Un hombre se preguntaba un día que había hecho Dios, justo y bueno, con su parte de felicidad, ya que era muy desgraciado, y así resolvió que le iría a ver y se la reclamaría.
Dicho y hecho se puso en camino.
Llegando a un pueblo pidió hospitalidad a una mujer que le dijo que su marido había matado ya a noventa y nueve personas, y él corría el riesgo de ser el número cien. Al viajero no le importó y pasó la noche en un cobertizo de la casa.
Al volver el esposo, la mujer le contó lo que había pasado, y le suplicó que no matase a aquel viajero que había partido para reclamar a Dios su parte. El marido lo prometió e hizo pasar al viajero a su casa tratándolo con generosidad durante varios días, y le pidió al viajero que, si veía al Señor, le explicase que si bien había matado a noventa y nueve hombres a él no le había hecho daño alguno, y que imploraba su perdón. El viajero aceptó dar aquel recado.
Después llegó a un bosque donde había un ermitaño que vivía en penitencia, y a quien cada día, mandaba Dios alimento milagrosamente. El ermitaño invitó al viajero a compartir la comida. Partió la ración en dos y le dio al viajero la parte más pequeña. Cuando éste partió a la mañana siguiente, el ermitaño le encargó que le preguntara a Dios que lugar le reservaba en el más allá, después de la muerte.

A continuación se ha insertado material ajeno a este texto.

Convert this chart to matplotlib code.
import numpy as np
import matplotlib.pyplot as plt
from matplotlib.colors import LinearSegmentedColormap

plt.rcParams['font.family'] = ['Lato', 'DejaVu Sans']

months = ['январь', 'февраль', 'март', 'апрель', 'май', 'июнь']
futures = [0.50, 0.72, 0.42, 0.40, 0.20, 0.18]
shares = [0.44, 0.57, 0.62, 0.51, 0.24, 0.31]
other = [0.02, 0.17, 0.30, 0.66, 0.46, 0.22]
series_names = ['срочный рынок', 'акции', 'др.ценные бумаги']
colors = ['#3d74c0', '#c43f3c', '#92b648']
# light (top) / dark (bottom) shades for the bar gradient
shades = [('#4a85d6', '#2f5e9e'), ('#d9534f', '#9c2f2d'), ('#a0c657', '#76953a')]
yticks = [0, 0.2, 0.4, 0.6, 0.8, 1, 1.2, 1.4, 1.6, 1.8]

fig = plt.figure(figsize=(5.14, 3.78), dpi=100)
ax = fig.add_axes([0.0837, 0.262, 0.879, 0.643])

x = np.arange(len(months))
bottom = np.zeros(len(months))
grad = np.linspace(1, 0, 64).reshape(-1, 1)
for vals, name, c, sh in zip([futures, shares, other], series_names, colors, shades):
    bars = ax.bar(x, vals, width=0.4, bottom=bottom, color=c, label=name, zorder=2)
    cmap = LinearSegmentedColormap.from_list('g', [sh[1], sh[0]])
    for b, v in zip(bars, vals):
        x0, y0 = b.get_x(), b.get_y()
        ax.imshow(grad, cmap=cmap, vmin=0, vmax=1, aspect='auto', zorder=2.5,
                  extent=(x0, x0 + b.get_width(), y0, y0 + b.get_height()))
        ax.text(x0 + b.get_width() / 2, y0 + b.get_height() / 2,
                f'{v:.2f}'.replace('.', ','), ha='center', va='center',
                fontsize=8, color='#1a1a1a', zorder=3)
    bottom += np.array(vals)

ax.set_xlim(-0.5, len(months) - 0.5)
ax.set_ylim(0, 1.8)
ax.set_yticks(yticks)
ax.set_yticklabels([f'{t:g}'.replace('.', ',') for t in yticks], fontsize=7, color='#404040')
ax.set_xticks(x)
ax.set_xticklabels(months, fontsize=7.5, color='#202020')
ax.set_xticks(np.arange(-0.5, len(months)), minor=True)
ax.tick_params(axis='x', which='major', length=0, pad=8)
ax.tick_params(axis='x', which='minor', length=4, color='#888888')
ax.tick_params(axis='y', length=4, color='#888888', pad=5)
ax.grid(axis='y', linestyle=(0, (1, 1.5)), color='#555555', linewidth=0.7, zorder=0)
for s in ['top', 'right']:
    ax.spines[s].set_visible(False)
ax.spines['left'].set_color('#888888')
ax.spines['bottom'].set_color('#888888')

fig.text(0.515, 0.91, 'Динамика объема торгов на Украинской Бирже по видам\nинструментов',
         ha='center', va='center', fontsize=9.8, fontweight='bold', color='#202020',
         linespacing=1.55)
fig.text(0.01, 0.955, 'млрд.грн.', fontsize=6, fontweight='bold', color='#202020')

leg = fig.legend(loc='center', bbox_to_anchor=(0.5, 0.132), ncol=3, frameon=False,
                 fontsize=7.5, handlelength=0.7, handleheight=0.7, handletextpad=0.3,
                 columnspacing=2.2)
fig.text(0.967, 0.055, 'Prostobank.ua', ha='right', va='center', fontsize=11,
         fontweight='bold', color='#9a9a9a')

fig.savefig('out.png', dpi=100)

El viajero llegó hasta un desierto en el que vio a un hombre de delgadez extrema, completamente desnudo, que se escondía en un agujero cavado en la tierra. Le preguntó al peregrino cuál era su destino, y cuando lo supo, le pidió con aire desafiante que le dijese a Dios que aquel que sólo tenía arena para cubrirse estaba dispuesto a aceptar una desgracia más.

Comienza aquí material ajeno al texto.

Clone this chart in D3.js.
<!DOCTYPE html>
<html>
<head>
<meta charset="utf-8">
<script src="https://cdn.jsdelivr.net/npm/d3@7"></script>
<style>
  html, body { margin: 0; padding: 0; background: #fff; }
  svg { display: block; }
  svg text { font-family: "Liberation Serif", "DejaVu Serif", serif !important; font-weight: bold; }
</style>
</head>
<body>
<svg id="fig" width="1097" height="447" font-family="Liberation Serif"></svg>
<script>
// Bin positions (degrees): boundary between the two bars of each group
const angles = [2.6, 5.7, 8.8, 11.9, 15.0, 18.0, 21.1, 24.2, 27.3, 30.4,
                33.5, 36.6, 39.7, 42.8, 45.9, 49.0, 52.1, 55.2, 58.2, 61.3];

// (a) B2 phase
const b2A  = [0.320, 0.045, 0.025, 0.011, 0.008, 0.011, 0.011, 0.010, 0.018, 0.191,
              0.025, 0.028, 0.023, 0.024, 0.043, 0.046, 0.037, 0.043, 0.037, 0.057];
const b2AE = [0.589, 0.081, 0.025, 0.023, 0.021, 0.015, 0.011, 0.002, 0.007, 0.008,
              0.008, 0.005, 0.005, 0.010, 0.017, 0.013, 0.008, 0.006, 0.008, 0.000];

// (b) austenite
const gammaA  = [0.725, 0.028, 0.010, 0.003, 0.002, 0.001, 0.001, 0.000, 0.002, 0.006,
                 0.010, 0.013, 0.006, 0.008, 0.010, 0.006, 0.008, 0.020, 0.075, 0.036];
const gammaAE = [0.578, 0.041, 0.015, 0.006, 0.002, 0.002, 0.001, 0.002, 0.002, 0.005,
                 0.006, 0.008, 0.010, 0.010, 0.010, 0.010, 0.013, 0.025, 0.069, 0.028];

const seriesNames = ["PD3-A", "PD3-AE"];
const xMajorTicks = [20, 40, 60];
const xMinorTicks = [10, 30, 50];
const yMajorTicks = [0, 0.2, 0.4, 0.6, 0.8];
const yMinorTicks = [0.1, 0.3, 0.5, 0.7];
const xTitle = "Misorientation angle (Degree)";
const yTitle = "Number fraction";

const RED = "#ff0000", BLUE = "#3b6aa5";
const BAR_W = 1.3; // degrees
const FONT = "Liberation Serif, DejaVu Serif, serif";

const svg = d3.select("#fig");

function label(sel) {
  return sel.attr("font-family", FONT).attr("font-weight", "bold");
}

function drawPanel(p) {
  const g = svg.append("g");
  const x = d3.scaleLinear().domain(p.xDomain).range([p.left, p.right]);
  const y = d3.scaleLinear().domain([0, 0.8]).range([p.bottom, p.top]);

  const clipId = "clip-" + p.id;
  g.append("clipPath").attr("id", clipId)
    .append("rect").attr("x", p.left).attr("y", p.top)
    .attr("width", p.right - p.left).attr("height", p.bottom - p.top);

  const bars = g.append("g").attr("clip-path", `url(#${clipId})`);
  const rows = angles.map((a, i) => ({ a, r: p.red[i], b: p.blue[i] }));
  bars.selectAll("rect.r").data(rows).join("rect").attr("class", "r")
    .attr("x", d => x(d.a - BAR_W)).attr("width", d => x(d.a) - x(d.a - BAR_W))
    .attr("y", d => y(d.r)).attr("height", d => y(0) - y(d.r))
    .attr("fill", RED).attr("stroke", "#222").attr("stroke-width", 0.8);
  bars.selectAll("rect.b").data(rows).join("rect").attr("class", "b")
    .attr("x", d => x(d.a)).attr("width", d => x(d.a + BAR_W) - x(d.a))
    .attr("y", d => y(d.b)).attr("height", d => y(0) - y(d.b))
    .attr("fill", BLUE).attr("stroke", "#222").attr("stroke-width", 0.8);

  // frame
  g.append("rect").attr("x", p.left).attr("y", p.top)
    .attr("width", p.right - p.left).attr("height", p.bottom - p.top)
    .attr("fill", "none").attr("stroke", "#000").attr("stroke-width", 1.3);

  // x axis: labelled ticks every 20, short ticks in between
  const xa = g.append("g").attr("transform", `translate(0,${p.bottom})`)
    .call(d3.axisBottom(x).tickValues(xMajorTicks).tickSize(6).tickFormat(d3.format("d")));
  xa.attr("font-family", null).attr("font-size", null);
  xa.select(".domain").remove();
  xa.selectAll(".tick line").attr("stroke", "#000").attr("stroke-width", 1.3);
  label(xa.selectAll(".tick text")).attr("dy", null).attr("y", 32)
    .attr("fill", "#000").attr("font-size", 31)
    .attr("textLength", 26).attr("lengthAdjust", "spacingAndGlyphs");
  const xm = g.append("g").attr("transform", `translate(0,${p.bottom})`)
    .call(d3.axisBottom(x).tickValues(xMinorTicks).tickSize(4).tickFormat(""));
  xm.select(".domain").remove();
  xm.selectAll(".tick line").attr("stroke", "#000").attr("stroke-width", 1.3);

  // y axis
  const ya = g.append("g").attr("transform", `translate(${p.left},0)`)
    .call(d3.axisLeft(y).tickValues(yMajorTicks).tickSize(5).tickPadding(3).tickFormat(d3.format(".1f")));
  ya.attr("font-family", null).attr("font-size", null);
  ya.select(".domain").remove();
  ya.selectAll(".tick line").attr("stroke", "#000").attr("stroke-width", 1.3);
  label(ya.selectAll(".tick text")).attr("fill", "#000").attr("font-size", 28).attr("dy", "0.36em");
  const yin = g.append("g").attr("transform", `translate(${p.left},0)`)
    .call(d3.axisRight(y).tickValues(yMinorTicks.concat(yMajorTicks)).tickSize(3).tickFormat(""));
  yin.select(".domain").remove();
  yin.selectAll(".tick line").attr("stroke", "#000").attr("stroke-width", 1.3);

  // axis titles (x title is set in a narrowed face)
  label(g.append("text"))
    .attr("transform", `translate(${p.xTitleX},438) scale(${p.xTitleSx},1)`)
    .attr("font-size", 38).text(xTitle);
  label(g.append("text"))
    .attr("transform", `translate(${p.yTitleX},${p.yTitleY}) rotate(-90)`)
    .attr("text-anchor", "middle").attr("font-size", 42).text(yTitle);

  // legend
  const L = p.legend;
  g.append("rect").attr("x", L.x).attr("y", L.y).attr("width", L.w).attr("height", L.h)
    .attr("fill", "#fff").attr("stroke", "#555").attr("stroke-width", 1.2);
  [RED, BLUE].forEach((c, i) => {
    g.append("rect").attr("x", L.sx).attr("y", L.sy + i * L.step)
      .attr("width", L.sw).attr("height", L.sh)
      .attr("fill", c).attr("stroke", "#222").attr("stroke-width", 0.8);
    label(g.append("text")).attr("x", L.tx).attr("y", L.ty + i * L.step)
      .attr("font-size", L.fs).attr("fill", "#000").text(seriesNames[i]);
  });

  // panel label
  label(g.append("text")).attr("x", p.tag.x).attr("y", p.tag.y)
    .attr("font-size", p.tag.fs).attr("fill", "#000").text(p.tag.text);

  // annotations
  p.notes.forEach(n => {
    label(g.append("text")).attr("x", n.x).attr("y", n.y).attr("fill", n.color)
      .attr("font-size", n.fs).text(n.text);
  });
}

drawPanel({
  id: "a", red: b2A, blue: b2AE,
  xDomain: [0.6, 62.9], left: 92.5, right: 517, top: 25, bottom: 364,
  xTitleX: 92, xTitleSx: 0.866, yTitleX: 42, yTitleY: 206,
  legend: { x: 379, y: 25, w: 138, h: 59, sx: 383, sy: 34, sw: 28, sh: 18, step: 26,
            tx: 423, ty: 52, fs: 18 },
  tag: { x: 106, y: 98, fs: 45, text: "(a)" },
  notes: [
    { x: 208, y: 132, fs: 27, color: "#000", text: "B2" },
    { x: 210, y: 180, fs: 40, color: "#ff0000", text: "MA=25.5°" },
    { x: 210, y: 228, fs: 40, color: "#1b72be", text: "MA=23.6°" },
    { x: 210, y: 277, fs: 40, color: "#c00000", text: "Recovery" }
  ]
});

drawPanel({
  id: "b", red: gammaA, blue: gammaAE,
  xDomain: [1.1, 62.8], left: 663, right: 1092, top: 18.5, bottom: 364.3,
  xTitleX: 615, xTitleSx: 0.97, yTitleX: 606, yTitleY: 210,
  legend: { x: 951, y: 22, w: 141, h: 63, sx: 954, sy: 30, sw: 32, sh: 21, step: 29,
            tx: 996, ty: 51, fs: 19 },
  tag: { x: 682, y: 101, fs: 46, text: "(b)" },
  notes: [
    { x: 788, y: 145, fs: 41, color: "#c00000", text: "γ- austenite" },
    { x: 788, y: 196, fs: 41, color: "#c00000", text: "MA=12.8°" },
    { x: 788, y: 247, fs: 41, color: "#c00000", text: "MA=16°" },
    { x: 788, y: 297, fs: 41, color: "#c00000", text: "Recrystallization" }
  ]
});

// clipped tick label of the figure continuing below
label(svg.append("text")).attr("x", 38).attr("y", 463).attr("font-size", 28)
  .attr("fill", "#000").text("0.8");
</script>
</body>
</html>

Por fin, el viajero se encontró con un ángel al que Dios le había encargado dar a cada hombre lo suyo y le preguntó que deseaba. El hombre respondió que había venido a pedir su parte de felicidad, ya que siempre le habían ocurrido desgracias, y de paso le relató las peticiones de las tres personas que se había encontrado en el camino.
El ángel partió como un rayo y volvió con las respuestas:
«El que mató, pero te ha alimentado y se arrepiente está perdonado. En cuantoal ermitaño que hace veinte años reza y hace penitencia, dile
que hay que pensar en los demás. Nada valen sus oraciones y penitencia
si le falta caridad.En cuanto al que desafía a Dios a que le envíe una desgracia más, tú mismo podrás juzgar. A ti, por último, Dios te concederá tu parte».
A su vuelta el viajero vio al hombre desnudo en su agujero, ya ni tenía arena para vestirse. Transmitió las respuestas celestiales al ermitaño y al asesino. Volvió a su casa y desde entonces cambió su suerte y vivió el resto de su vida lleno de fe y alegría.